BEGIN Provided data
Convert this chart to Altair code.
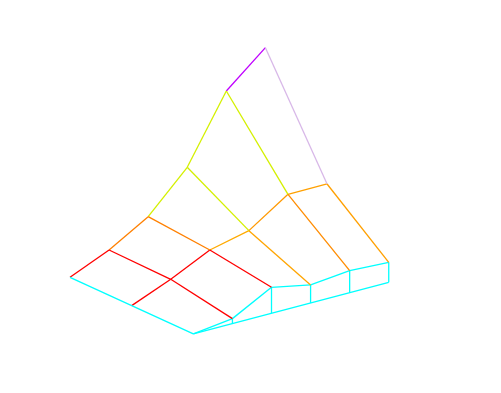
import altair as alt
import pandas as pd

# Surface heights: rows run back (v=0) to front (v=2), columns along u (0..5)
z_row0 = [0, 17, 40, 79, 145, 178]
z_row1 = [0, 16, 35, 44, 70, 70]
z_row2 = [0, 5, 26, 18, 22, 20]
Z = [z_row0, z_row1, z_row2]

# Colours of the grid segments running along u (one list per row)
u_colors = [
    ["#ff0000", "#ff8000", "#d4f000", "#d4f000", "#c000ff"],
    ["#ff0000", "#ff0000", "#ffaa00", "#ff9900", "#ffa000"],
    ["#00ffff", "#00ffff", "#00ffff", "#00ffff", "#00ffff"],
]
# Colours of the grid segments running along v (one pair per column)
v_colors = [
    ["#00ffff", "#00ffff"],
    ["#ff0000", "#ff0000"],
    ["#ff8000", "#ff0000"],
    ["#d4f000", "#ffa500"],
    ["#d4f000", "#ff8c00"],
    ["#d8b8e8", "#ffa000"],
]
base_color = "#00ffff"

# Oblique view transform (3D grid -> screen)
ORIGIN = (62.0, 269.3)
U_STEP = (39.08, -10.33)
V_STEP = (61.67, 28.33)


def project(u, v, z):
    sx = ORIGIN[0] + U_STEP[0] * u + V_STEP[0] * v
    sy = ORIGIN[1] + U_STEP[1] * u + V_STEP[1] * v - z
    return sx, sy


rows = []
seg = 0


def add_segment(p0, p1, color):
    global seg
    for k, (u, v, z) in enumerate((p0, p1)):
        sx, sy = project(u, v, z)
        rows.append({"seg": seg, "k": k, "sx": sx, "sy": sy, "color": color})
    seg += 1


nrows = len(Z)
ncols = len(Z[0])
# base curtain along the front edge
add_segment((0, nrows - 1, 0), (ncols - 1, nrows - 1, 0), base_color)
for u in range(1, ncols):
    add_segment((u, nrows - 1, Z[nrows - 1][u]), (u, nrows - 1, 0), base_color)
# grid lines along u
for v in range(nrows):
    for u in range(ncols - 1):
        add_segment((u, v, Z[v][u]), (u + 1, v, Z[v][u + 1]), u_colors[v][u])
# grid lines along v
for u in range(ncols):
    for v in range(nrows - 1):
        add_segment((u, v, Z[v][u]), (u, v + 1, Z[v + 1][u]), v_colors[u][v])

df = pd.DataFrame(rows)

W, H = 485, 377
chart = (
    alt.Chart(df)
    .mark_line(strokeWidth=1.3)
    .encode(
        x=alt.X("sx:Q", scale=alt.Scale(domain=[0, W], nice=False, zero=False), axis=None),
        y=alt.Y("sy:Q", scale=alt.Scale(domain=[0, H], nice=False, zero=False, reverse=True), axis=None),
        color=alt.Color("color:N", scale=None),
        detail="seg:N",
        order="k:Q",
    )
    .properties(width=W, height=H, autosize=alt.AutoSizeParams(type="none"), padding=0)
    .configure_view(stroke=None)
)

chart.save("out.html", embed_options={"renderer": "svg", "actions": False})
END Provided data
▸ **Instructions for the task**: Reproduce all of the material exactly, apart from the pictures.

▸ **Final result**:
Convert this chart to Altair code.
import altair as alt
import pandas as pd

# Surface heights: rows run back (v=0) to front (v=2), columns along u (0..5)
z_row0 = [0, 17, 40, 79, 145, 178]
z_row1 = [0, 16, 35, 44, 70, 70]
z_row2 = [0, 5, 26, 18, 22, 20]
Z = [z_row0, z_row1, z_row2]

# Colours of the grid segments running along u (one list per row)
u_colors = [
    ["#ff0000", "#ff8000", "#d4f000", "#d4f000", "#c000ff"],
    ["#ff0000", "#ff0000", "#ffaa00", "#ff9900", "#ffa000"],
    ["#00ffff", "#00ffff", "#00ffff", "#00ffff", "#00ffff"],
]
# Colours of the grid segments running along v (one pair per column)
v_colors = [
    ["#00ffff", "#00ffff"],
    ["#ff0000", "#ff0000"],
    ["#ff8000", "#ff0000"],
    ["#d4f000", "#ffa500"],
    ["#d4f000", "#ff8c00"],
    ["#d8b8e8", "#ffa000"],
]
base_color = "#00ffff"

# Oblique view transform (3D grid -> screen)
ORIGIN = (62.0, 269.3)
U_STEP = (39.08, -10.33)
V_STEP = (61.67, 28.33)


def project(u, v, z):
    sx = ORIGIN[0] + U_STEP[0] * u + V_STEP[0] * v
    sy = ORIGIN[1] + U_STEP[1] * u + V_STEP[1] * v - z
    return sx, sy


rows = []
seg = 0


def add_segment(p0, p1, color):
    global seg
    for k, (u, v, z) in enumerate((p0, p1)):
        sx, sy = project(u, v, z)
        rows.append({"seg": seg, "k": k, "sx": sx, "sy": sy, "color": color})
    seg += 1


nrows = len(Z)
ncols = len(Z[0])
# base curtain along the front edge
add_segment((0, nrows - 1, 0), (ncols - 1, nrows - 1, 0), base_color)
for u in range(1, ncols):
    add_segment((u, nrows - 1, Z[nrows - 1][u]), (u, nrows - 1, 0), base_color)
# grid lines along u
for v in range(nrows):
    for u in range(ncols - 1):
        add_segment((u, v, Z[v][u]), (u + 1, v, Z[v][u + 1]), u_colors[v][u])
# grid lines along v
for u in range(ncols):
    for v in range(nrows - 1):
        add_segment((u, v, Z[v][u]), (u, v + 1, Z[v + 1][u]), v_colors[u][v])

df = pd.DataFrame(rows)

W, H = 485, 377
chart = (
    alt.Chart(df)
    .mark_line(strokeWidth=1.3)
    .encode(
        x=alt.X("sx:Q", scale=alt.Scale(domain=[0, W], nice=False, zero=False), axis=None),
        y=alt.Y("sy:Q", scale=alt.Scale(domain=[0, H], nice=False, zero=False, reverse=True), axis=None),
        color=alt.Color("color:N", scale=None),
        detail="seg:N",
        order="k:Q",
    )
    .properties(width=W, height=H, autosize=alt.AutoSizeParams(type="none"), padding=0)
    .configure_view(stroke=None)
)

chart.save("out.html", embed_options={"renderer": "svg", "actions": False})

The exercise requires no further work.